White House Denies False Claims Made By Salvation Army

July 10, 2001 Facebook Twitter LinkedIn Blogger Tumblr

(WASHINGTON, DC) – The following is a statement by Kevin Ivers, Director of Public Affairs, Log Cabin Republicans:

Today, the Washington Post reported that the Salvation Army wrote an internal memo claiming that the White House made a "firm commitment" to them to issue regulations, as part of the faith-based initiative legislative effort that would countermand local and state laws on sexual orientation discrimination for religious organizations.

In the story, the White House publicly denies having made such a commitment, and a spokesperson for the Salvation Army is also quoted in the story admitting that they could not back up their claim in their document because "no formal commitment" had been made. The Salvation Army also clearly implied, in their internal document, that there was a quid pro quo of financial support for the effort in exchange for the regulations.

In addition to the public denials by the White House in the Washington Post article, White House officials have also assured Log Cabin Republicans that they never made any such commitment to the Salvation Army.

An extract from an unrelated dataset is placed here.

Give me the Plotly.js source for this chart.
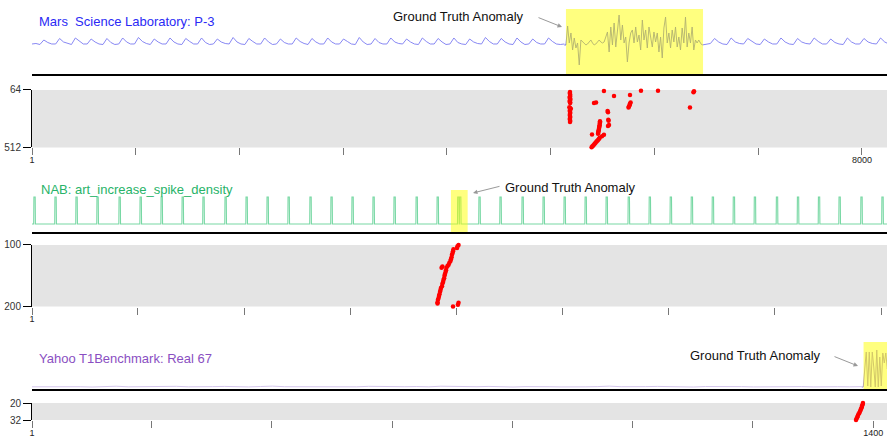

Here are the facts around this Washington Post article:

One Salvation Army staffer's misguided memo became something akin to a child's game of "whisper down the lane" for groups opposed to the President. Once again, a long list of liberal special interest groups lined up, before checking the facts, to claim the White House was mounting a non-existent attack on the gay community. This was an unfortunate decision on their part. Earlier this year, there was the inaccurate report on the "closing" of the White House Office of National AIDS Policy and the elimination of the AIDS 'czar' position, and similar actions were mounted by these organizations before they got all the facts. This is a strategy not based on building bridges, but based on firing off press releases first, and asking questions later.

We hope that the plethora of groups who attacked the White House today work to reach out to the Bush Administration and build common ground going forward. A simple call to the White House, getting the facts before they jumped to attack, could have avoided this day of misinformation.